Monday, January 20, 2020
The Two-Headed Monster
Last autumn I discovered the vibrant, funny and slightly irreverent children's poetry of Darren Sardelli. He's both an author of several books but he's also doing lots of work within the US educational system, inspiring kids to start writing. Good stuff, in other words!
Of course, I was mainly attracted to one of his poems called "The Two-Headed Monster." I thought it could become a bubbly, crazy YouTube video, featuring a really weird and goofy stop-motion monster. I contacted Darren and he gave me the go-ahead straight away.
So let's start with the two-headed star of the show because that's what I did. I sculpted the heads and the torso in medium grade Monster Clay, using plastic pearls for eyes. I didn't sketch out or prepare any designs for this character other than I wanted to make it look goofy and maybe a bit scary in the same way that the Mad Hatter and the Cheshire cat from Alice In Wonderland are a bit scary because of their craziness. I applied a mold of dental plaster over the sculpture.
I wanted to make the arms a bit cartoony and bendy-toy-bendy, so this is what I came up with. The balls or bumps that make out the arms are actually yarn wrapped around aluminum wires to create these shapes. The wrinkly skin is bits of latex cast in a skin texture mold.
As per usual this puppet armature is made from bundles of aluminum wires held together with Polymorph thermoplastic. You can see in this photo the t-nut tie-downs in the feet, as well as the spiked ball at the end of the tail. It's made from a paper ball covered with cotton dipped in tinted latex, with cotton/latex spikes attached.
The body didn't have to be all that detailed when it came to the padding. I just wanted it to be lumpy. Thin strips of polyurethane foam were wrapped and glued down over the armature.
Here's the puppet covered up with latex skin pieces, and with the cast torso latex piece attached to the armature and the foam padding. I've also stuffed some cotton balls into the belly.
Here's the final objet d'art. Teeth and claws are also latex, mixed with cotton. The final paint job is achieved with tinted latex, dry brushed on. The plastic ball eyes are simply animated by sticking a needle into the pupil hole and twisted around.
Here's our young hero of the piece, played by Hannes Johansson (reading appropriate literature in the shape of Ruth Manning-Sanders "Monsters.") Hannes is actually placed into a wholly fake and Photoshopped room. Almost all of the elements used to create the backgrounds were stock images downloaded from Depositphotos.com.
In actuality, Hannes was residing in a very simple green screen set-up, which is how all the scenes with actors were shot for the film.
In one shot, Hannes is sitting on the couch that gets eaten by the monster. The couch is a Photoshop printout glued to a bit of stiff card, and Hannes is cut out from his green screen environs and stuck to the couch by manual tracking in After Effects. There is a semi-automatic tracking tool in AE, but I've only made it work satisfactorily once.

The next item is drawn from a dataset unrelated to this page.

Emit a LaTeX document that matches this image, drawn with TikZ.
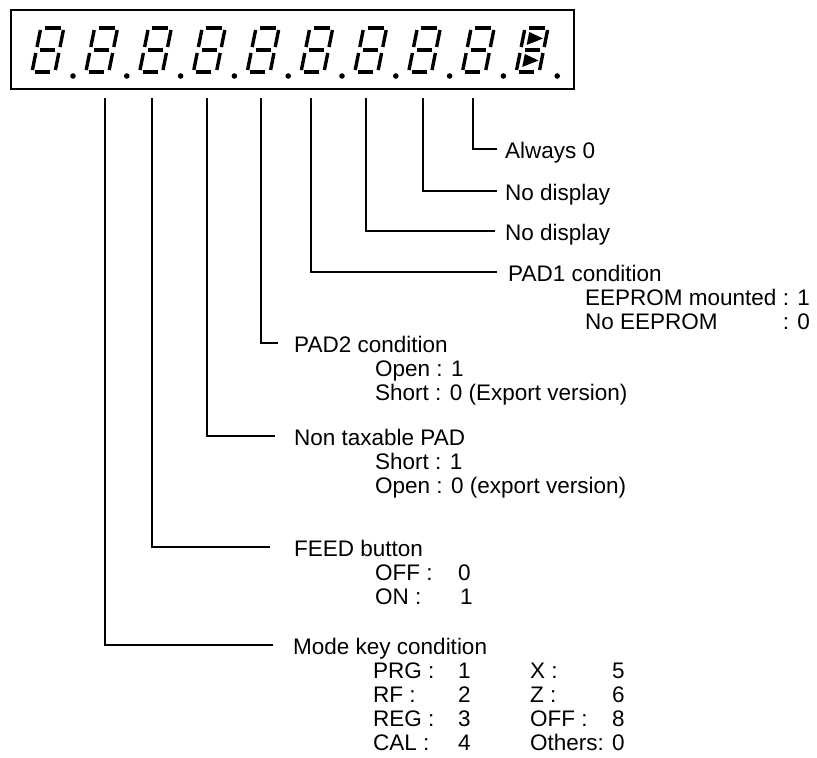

The shot where grandpa (Andreas Pettersson) gets his hat plucked off his head was another blend of interaction and animation. Hannes' mom Martina stuck her arm into a green bodysuit and snatched the hat away. In After Effects her hand was keyed out and replaced with the monster's animated hand.
All the stuff the monster eats was made the same way as the couch: It's all Photoshop printouts glued onto thick bits of card. When the monster eats I just snip off bits of the image with a pair of small sharp scissors.

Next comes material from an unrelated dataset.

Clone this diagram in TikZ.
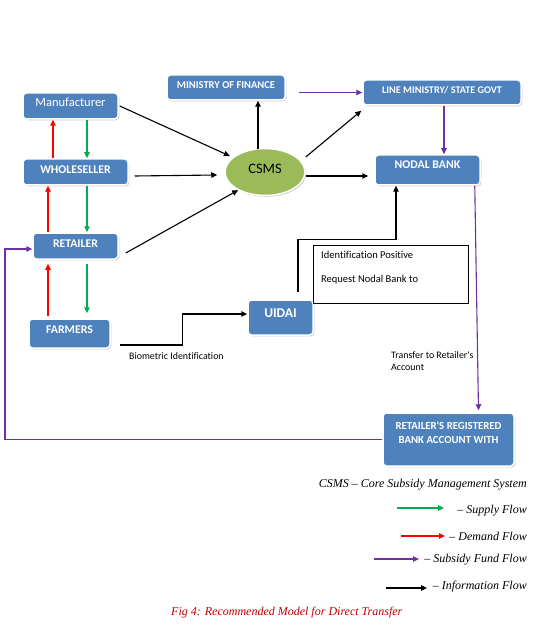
\documentclass[tikz,border=0pt]{standalone}
\usepackage{fontspec}
\setmainfont{Liberation Serif}
\newfontfamily\calfont{Carlito}[Ligatures=NoCommon]
\usetikzlibrary{arrows.meta,shapes.geometric,shadows,calc}
\definecolor{boxblue}{HTML}{4F81BD}
\definecolor{csmsgreen}{HTML}{9BBB59}
\definecolor{supg}{HTML}{00B050}
\definecolor{demr}{HTML}{FF0000}
\definecolor{fundp}{HTML}{7030A0}
\definecolor{capred}{HTML}{C00000}
\begin{document}
\begin{tikzpicture}[x=1pt,y=-1pt,
  tip/.tip={Triangle[length=6pt,width=5.5pt]},
  box/.style={rectangle, rounded corners=3.5pt, fill=boxblue, draw=white, line width=1.5pt,
    drop shadow={shadow xshift=1.3pt,shadow yshift=-1.3pt,opacity=0.4},
    text=white, font=\calfont\bfseries\fontsize{11.8}{14}\selectfont, inner sep=0pt, align=center},
  raised/.style={text height=7.6pt, text depth=#1},
  info/.style={draw=black, line width=1.1pt, -tip},
  supply/.style={draw=supg, line width=1.1pt, -tip},
  demand/.style={draw=demr, line width=1.1pt, -tip},
  fund/.style={draw=fundp, line width=1.1pt, -tip},
  small/.style={font=\calfont\fontsize{9.9}{12}\selectfont, inner sep=0pt},
  legend/.style={font=\itshape\fontsize{12}{14}\selectfont, inner sep=0pt, anchor=east}
]
\useasboundingbox (0,0) rectangle (550,628);
\fill[white] (0,0) rectangle (550,628);

% boxes
\node[box, raised=6pt, minimum width=95, minimum height=26, font=\calfont\fontsize{12.5}{14}\selectfont] (man) at (70.5,106) {Manufacturer};
\node[box, raised=5pt, minimum width=105, minimum height=26] (whole) at (75.5,172) {WHOLESELLER};
\node[box, raised=5pt, minimum width=85, minimum height=26] (ret) at (75.5,246) {RETAILER};
\node[box, raised=7pt, minimum width=81, minimum height=29] (farm) at (69.5,333.5) {FARMERS};
\node[box, raised=5pt, minimum width=118, minimum height=25, font=\calfont\bfseries\fontsize{10.5}{12}\selectfont] (mof) at (226,87.5) {MINISTRY OF FINANCE};
\node[box, raised=5pt, minimum width=158, minimum height=25, font=\calfont\bfseries\fontsize{10.2}{12}\selectfont] (lm) at (442,92.5) {LINE MINISTRY/ STATE GOVT};
\node[box, raised=10pt, minimum width=105, minimum height=30] (nodal) at (427.5,170) {NODAL BANK};
\node[box, text height=8.7pt, text depth=9pt, minimum width=65, minimum height=35, font=\calfont\bfseries\fontsize{13.5}{15}\selectfont] (uidai) at (280.5,317.5) {UIDAI};
\node[box, minimum width=131, minimum height=53, font=\calfont\bfseries\fontsize{10.8}{14}\selectfont] (bank) at (448.5,439.5) {RETAILER'S REGISTERED\\BANK ACCOUNT WITH\\ };
\node[ellipse, fill=csmsgreen, draw=white, line width=1.5pt, minimum width=80, minimum height=47, inner sep=0pt,
  drop shadow={shadow xshift=1.3pt,shadow yshift=-1.3pt,opacity=0.4},
  text height=9.3pt, text depth=6pt,
  font=\calfont\fontsize{14.5}{16}\selectfont] (csms) at (265,172) {CSMS};

% text box
\node[draw=black, line width=1pt, minimum width=155, minimum height=58, anchor=north west, inner sep=0pt] (tbox) at (313,245) {};
\node[small, font=\calfont\fontsize{10.5}{12}\selectfont, anchor=west] (t1) at ($(tbox.north west)+(8,10)$) {Identification Positive};
\node[small, font=\calfont\fontsize{10.5}{12}\selectfont, anchor=west] (t2) at ($(tbox.north west)+(8,35)$) {Request Nodal Bank to};

% labels
\node[small, anchor=west] (bio) at (129,356) {Biometric Identification};
\node[small, anchor=north west, align=left] (trans) at (391,351) {Transfer to Retailer's\\Account};

% supply / demand
\draw[demand] ([xshift=-22.5pt]whole.north) -- ([xshift=-22.5pt]whole.north |- man.south);
\draw[supply] ([xshift=16.5pt]man.south) -- ([xshift=16.5pt]man.south |- whole.north);
\draw[demand] ([xshift=-27.5pt]ret.north) -- ([xshift=-27.5pt]ret.north |- whole.south);
\draw[supply] ([xshift=11.5pt]whole.south) -- ([xshift=11.5pt]whole.south |- ret.north);
\draw[demand] ([xshift=-21.5pt,yshift=2pt]farm.north) -- ([xshift=-21.5pt,yshift=-4pt]farm.north |- ret.south);
\draw[supply] ([xshift=11.5pt,yshift=-4pt]ret.south) -- ([xshift=17.5pt,yshift=5pt]farm.north);

% information
\coordinate (cn) at ($(csms.north)+(-7,1)$);
\draw[info, shorten >=3pt] ([xshift=1pt]man.east) -- (csms);
\draw[info] ([xshift=6pt,yshift=-4pt]whole.east) -- ([xshift=-7pt,yshift=-3pt]csms.west);
\draw[info] ([xshift=7pt,yshift=-7pt]ret.east) -- ([xshift=2pt,yshift=-1pt]csms.south west);
\draw[info] (cn) -- (cn |- mof.south);
\draw[info] ($(csms.east)+(0,-15)$) -- ($(lm.south west)+(-1,5)$);
\draw[info] ([yshift=-4pt]csms.east) -- ([xshift=-6pt,yshift=-6pt]nodal.west);
\draw[info] ([xshift=9pt,yshift=-11.5pt]farm.east) -- ++(63,0) |- ([yshift=3.5pt]uidai.west);
\draw[info] ([xshift=17.5pt,yshift=7pt]uidai.north) -- ++(0,-53) -| ([xshift=-31.5pt]nodal.south);

% subsidy fund
\draw[fund] ([xshift=13pt]mof.east |- lm.west) -- (lm.west);
\draw[fund] ([xshift=2pt]lm.south) -- ([xshift=2pt]lm.south |- nodal.north);
\draw[fund] ([xshift=-6pt]nodal.south east) -- ([xshift=30pt,yshift=2pt]bank.north);
\coordinate (lc) at (5,439.5);
\draw[fund] (bank.west) -- (lc) |- ([yshift=-3pt]ret.west);

% legend
\node[legend] (lg0) at (527,485) {CSMS -- Core Subsidy Management System};
\node[legend] (lg1) at (527,511) {-- Supply Flow};
\node[legend] (lg2) at (527,536) {-- Demand Flow};
\node[legend] (lg3) at (527,560) {-- Subsidy Fund Flow};
\node[legend] (lg4) at (527,587) {-- Information Flow};
\coordinate (s1) at (397,508); \coordinate (e1) at (444,508);
\coordinate (s2) at (401,536); \coordinate (e2) at (445,536);
\coordinate (s3) at (374,559); \coordinate (e3) at (419,559);
\coordinate (s4) at (386,588); \coordinate (e4) at (427,588);
\draw[supply] (s1) -- (e1);
\draw[demand] (s2) -- (e2);
\draw[fund] (s3) -- (e3);
\draw[info] (s4) -- (e4);

\node[font=\itshape\fontsize{12}{14}\selectfont, text=capred, inner sep=0pt, anchor=west] (cap) at (171,613) {Fig 4: Recommended Model for Direct Transfer};
\end{tikzpicture}
\end{document}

One thing is not made from paper, though, namely mom's cooking. That peculiar dish is a bit of oil-based clay animated like a shapeless blob flying into the monster's mouth.
I'd like to adapt more of Darren's fun poems for kids, although I can see that my videos made for a younger audience won't reach the kind of viewing numbers my Lovecraftian and pulp horror pieces get. But it's an area that's almost unexplored by me and I believe I can achieve some entertaining and imaginative stuff in that department too.